The Darndest Things
Yesterday, Lulu was playing on the porch when I heard her sing, "And I have weird nasal hair.''
"Where did you hear that,'' I asked. "Sponge Bob?''
She claimed it was from a Nickelodeon commercial that lists all the presidents of the United States.
Regis, who knew the lyrics, corrected her.
"No, its weird facial hair. They were singing about Milord Filmore.''
Last week, that same commercial prompted Lulu to ask, "Was there really a president named Calvin Kool Aid?'' And later, "Who was the president that died after a month?'' (We didn't know).
She started demanding our opinions of various presidents. Did we like the man who was president four times (Franklin Roosevelt)?
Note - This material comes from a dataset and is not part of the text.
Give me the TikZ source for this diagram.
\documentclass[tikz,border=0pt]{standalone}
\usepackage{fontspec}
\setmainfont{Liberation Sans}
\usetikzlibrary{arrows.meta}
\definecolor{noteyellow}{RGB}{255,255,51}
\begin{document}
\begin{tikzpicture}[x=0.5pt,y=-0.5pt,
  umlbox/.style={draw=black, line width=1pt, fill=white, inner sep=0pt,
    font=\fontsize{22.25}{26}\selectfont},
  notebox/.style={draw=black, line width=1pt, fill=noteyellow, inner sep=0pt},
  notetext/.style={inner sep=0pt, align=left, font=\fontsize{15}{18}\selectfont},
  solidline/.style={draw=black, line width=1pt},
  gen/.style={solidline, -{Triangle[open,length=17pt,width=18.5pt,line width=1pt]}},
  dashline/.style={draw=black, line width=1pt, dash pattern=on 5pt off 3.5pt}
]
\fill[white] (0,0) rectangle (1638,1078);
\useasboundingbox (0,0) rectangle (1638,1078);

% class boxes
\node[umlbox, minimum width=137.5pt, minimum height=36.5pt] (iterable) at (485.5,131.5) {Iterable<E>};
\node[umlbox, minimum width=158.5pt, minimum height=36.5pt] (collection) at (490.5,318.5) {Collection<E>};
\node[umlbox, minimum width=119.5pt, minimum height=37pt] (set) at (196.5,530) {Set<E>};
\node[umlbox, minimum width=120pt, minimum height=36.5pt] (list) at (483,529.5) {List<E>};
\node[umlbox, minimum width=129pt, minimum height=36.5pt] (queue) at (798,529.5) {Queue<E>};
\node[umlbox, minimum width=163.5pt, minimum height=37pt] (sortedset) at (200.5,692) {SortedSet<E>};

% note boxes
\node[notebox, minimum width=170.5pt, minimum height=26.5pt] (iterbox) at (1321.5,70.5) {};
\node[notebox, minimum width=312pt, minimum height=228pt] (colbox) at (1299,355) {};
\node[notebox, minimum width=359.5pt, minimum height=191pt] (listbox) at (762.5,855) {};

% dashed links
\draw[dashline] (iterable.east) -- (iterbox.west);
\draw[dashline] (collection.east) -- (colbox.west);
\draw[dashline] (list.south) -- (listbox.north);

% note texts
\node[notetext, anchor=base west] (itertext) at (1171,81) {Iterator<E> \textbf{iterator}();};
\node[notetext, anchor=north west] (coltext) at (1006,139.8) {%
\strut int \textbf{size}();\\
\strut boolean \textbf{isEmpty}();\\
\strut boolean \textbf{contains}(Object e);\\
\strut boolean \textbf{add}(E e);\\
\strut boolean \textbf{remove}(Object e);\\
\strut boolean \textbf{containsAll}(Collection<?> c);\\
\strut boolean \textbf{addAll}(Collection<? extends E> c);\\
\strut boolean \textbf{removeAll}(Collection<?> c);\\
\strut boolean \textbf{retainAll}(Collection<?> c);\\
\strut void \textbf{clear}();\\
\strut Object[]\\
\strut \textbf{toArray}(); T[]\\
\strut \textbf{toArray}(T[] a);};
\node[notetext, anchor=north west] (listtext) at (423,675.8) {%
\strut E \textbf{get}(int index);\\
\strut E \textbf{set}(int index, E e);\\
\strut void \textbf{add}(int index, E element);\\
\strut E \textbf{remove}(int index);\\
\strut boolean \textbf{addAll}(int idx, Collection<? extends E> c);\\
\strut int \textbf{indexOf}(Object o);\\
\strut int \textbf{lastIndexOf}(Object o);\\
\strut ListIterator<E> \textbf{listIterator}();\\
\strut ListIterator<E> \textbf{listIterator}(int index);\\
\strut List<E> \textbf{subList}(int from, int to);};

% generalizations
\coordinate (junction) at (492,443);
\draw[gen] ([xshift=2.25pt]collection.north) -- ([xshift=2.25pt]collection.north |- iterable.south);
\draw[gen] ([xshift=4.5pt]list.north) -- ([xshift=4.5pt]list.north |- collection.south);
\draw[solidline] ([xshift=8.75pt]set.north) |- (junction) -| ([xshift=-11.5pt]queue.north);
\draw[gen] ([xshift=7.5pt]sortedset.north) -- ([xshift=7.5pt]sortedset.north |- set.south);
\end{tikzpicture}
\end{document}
When she mentioned Reagan and we said we didn't like him, she asked me, "Who would you rather have for president, Reagan or a house?''
"But a house would say, 'I want to destroy the world','' she joked.
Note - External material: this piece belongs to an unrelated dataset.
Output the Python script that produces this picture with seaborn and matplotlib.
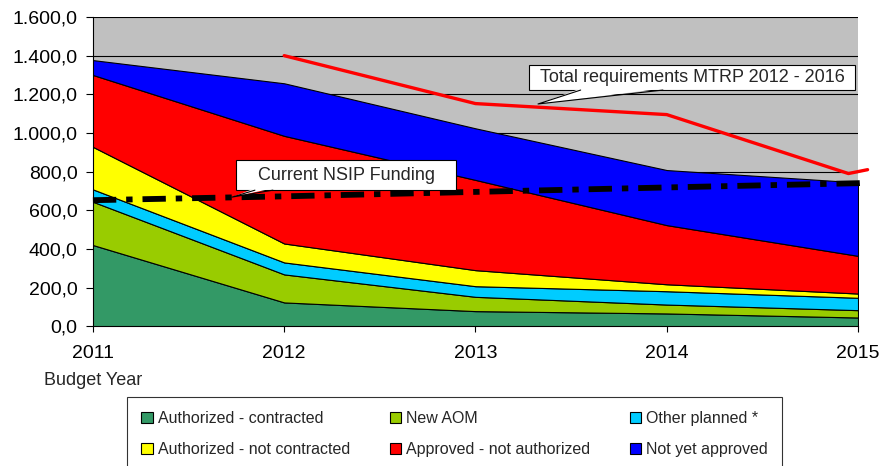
import matplotlib
matplotlib.use('Agg')
import matplotlib.pyplot as plt
from matplotlib.patches import Patch, Rectangle, Polygon
from matplotlib.ticker import FuncFormatter
import seaborn as sns

sns.set_theme(style='white')
plt.rcParams['font.family'] = ['Liberation Sans', 'DejaVu Sans']

years = [2011, 2012, 2013, 2014, 2015]

auth_contracted = [420, 123, 78, 66, 45]
new_aom = [224, 145, 74, 46, 38]
other_planned = [64, 62, 55, 69, 64]
auth_not_contracted = [220, 98, 83, 36, 22]
approved_not_auth = [372, 557, 467, 306, 195]
not_yet_approved = [77, 272, 267, 285, 380]

series_names = ['Authorized - contracted', 'New AOM', 'Other planned *',
                'Authorized - not contracted', 'Approved - not authorized',
                'Not yet approved']
series_colors = ['#339966', '#99CC00', '#00CCFF', '#FFFF00', '#FF0000', '#0000FF']

mtrp_x = [2012, 2013, 2014, 2014.95, 2015.05]
mtrp_total = [1400, 1152, 1095, 790, 810]

nsip_x = [2011, 2012, 2013, 2014, 2015, 2015.03]
nsip_funding = [652, 672, 695, 718, 740, 742]

fig = plt.figure(figsize=(8.85, 4.66), dpi=100)
ax = fig.add_axes([0.105, 0.300, 0.8645, 0.6635])
ax.set_facecolor('#C0C0C0')

for v in range(200, 1601, 200):
    ax.axhline(v, color='black', lw=0.8, zorder=0.5)

ax.stackplot(years, auth_contracted, new_aom, other_planned, auth_not_contracted,
             approved_not_auth, not_yet_approved, colors=series_colors,
             edgecolor='black', linewidth=0.8, zorder=1)

sns.lineplot(x=mtrp_x, y=mtrp_total, color='#FF0000', lw=2.4, ax=ax,
             legend=False, clip_on=False, zorder=3)
sns.lineplot(x=nsip_x, y=nsip_funding, color='black', lw=4.2, ax=ax,
             legend=False, clip_on=False, zorder=3,
             linestyle=(0, (4, 1.7, 1.1, 1.7)), dash_capstyle='butt')


def callout(text, x0, x1, y0, y1, base, tip):
    # white box with a wedge pointing at the line
    ax.add_patch(Rectangle((x0, y0), x1 - x0, y1 - y0, fc='white', ec='black',
                           lw=0.8, zorder=4))
    pts = [(base[0], y0 + (y1 - y0) * 0.06), (base[1], y0 + (y1 - y0) * 0.06), tip]
    ax.add_patch(Polygon(pts, closed=True, fc='white', ec='none', zorder=4.5))
    ax.plot([base[0], tip[0], base[1]], [y0, tip[1], y0], color='black', lw=0.8,
            zorder=4.6)
    ax.text((x0 + x1) / 2, (y0 + y1) / 2, text, ha='center', va='center',
            fontsize=13, zorder=5)


callout('Total requirements MTRP 2012 - 2016', 2013.28, 2014.985, 1222, 1352,
        (2013.55, 2013.98), (2013.327, 1150))
callout('Current NSIP Funding', 2011.75, 2012.90, 704, 860,
        (2011.847, 2011.941), (2011.727, 668))

ax.set_xlim(2011, 2015)
ax.set_ylim(0, 1600)
ax.set_xticks(years)
ax.set_yticks(range(0, 1601, 200))
ax.yaxis.set_major_formatter(FuncFormatter(
    lambda v, p: f'{v:,.1f}'.replace(',', 'X').replace('.', ',').replace('X', '.')))
ax.tick_params(axis='y', left=True, length=5, width=0.8, pad=6, labelsize=14,
               colors='black')
ax.tick_params(axis='x', bottom=True, length=4.5, width=0.8, pad=9, labelsize=14,
               colors='black')
for s in ['top', 'right']:
    ax.spines[s].set_visible(False)
for s in ['left', 'bottom']:
    ax.spines[s].set_color('black')
    ax.spines[s].set_linewidth(0.8)

ax.text(2011, -0.175, 'Budget Year', transform=ax.get_xaxis_transform(),
        ha='center', va='center', fontsize=13)

# legend fills column-wise, so reorder to match the 2x3 layout
order = [0, 3, 1, 4, 2, 5]
handles = [Patch(facecolor=series_colors[i], edgecolor='black', lw=0.8,
                 label=series_names[i]) for i in order]
leg = fig.legend(handles=handles, loc='upper left', ncol=3,
                 bbox_to_anchor=(0.1435, 0.148), fontsize=11.5,
                 frameon=True, fancybox=False, edgecolor='black',
                 handlelength=0.7, handleheight=0.7, handletextpad=0.35,
                 columnspacing=2.45, labelspacing=1.0, borderpad=0.9,
                 borderaxespad=0)
leg.get_frame().set_linewidth(0.8)

fig.savefig('out.png', dpi=100)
"That's kind of what Reagan was saying.''
She looked unsettled and confused.
"It's hot out and I'm tired. I'll explain tomorrow.''
Zeb was playing with his trucks this morning and I asked him where they were going.
"Costco,'' he replied.
"What are they going to buy there?''
"Do they have their Costco cards?''
I weaned Zeb when he turned two, and he's only asked for milk a few times since then, but he keeps wanting to fondle my breasts. Sometimes, he's too rough, but often it feels good. Since it's not, however, a habit I want to encourage, I feel compelled to prissily inform them that breasts are ''private.''
Today, as I was lying on the couch, he climbed on top of me and began to grope. "Can I touch ya breasts?''
"Can I step on dem?''
"Sorry, but no.''
In a way, its kind of flattering. I turned 40 in March, and as far as I know, no one else, not even Regis, wants to touch my breasts this bad.
On the other hand, no one has asked to step on them, either.